Donald Trump’s week-long tear against federal judge Gonzalo Curiel has upset many in his own party, including House Speaker Paul Ryan (R-WI) and Senate Majority Leader Mitch McConnell (R-KY).
But at least one prominent Republican thinks its worth considering Trump’s claim of Curiel’s “bias” against him: Former attorney general Alberto Gonzales.
“Regardless of the way Trump has gone about raising his concerns over whether he’s getting a fair trial, none of us should dismiss those concerns out of hand without carefully examining how a defendant in his position might perceive them — and we certainly should not dismiss them for partisan political reasons,” Gonzales wrote in a Washington Post op-ed published Saturday.
Trump has said that the Indiana-born Curiel should be recused from overseeing a fraud investigation into Trump University because his “Mexican heritage” presents a “conflict of interest.”
Gonzales acknowledges Trump’s ethnicity-based explanation at the start of his op-ed, then launches into a list of reasons why Trump may legitimately feel that Curiel won’t give him a “fair trial.”
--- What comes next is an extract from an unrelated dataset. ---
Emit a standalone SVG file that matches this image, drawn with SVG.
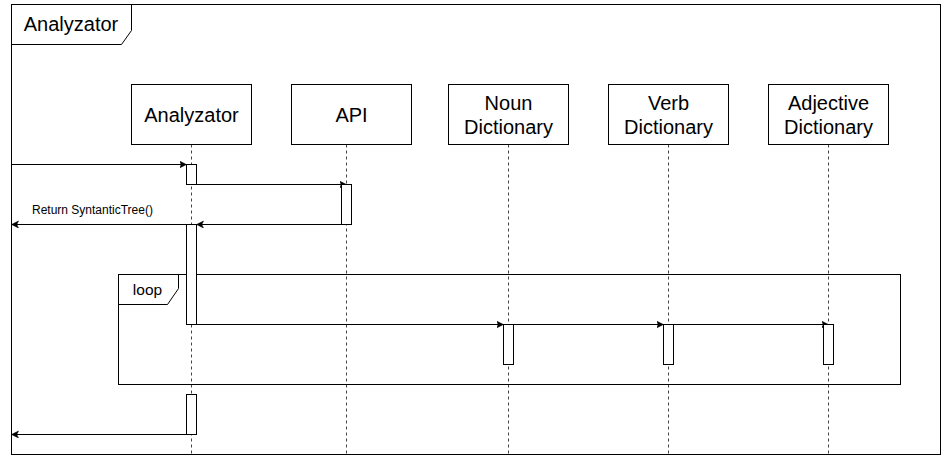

According to Gonzales, one reason, which Trump’s own aides have floated, is that Curiel is a member of La Raza Lawyers Association, a Latino lawyers group. Gonzales floats their unsubstantiated claim that the group is tied to La Raza, a non-profit Latino advocacy organization that has spoken out against Trump’s anti-immigrant rhetoric.
“The two groups appear to be unaffiliated, but Trump may be concerned that the lawyers’ association or its members represent or support the national advocacy organization,” Gonzales suggested.
Another cause for suspicion, Gonzales said, is that Curiel appointed a law firm whose head has donated to Hillary Clinton to represent the plaintiffs in the Trump University case.
“It might not be unreasonable for a defendant in Trump’s position to wonder who Curiel favors in the presidential election,” Gonzales wrote. “These circumstances, while not necessarily conclusive, at least raise a legitimate question to be considered.”
Gonzales, whose family also immigrated to the U.S. from Mexico, did note that Curiel’s Mexican heritage “would not be enough to raise a question of bias.”
The former attorney general served during the George W. Bush administration. He endorsed the legal authorization for the use of torture techniques in the Iraq and Afghanistan wars. Gonzales resigned from office in 2007 over the scandal ignited by the dismissal of a number of U.S. attorneys deemed insufficiently loyal to the Bush administration.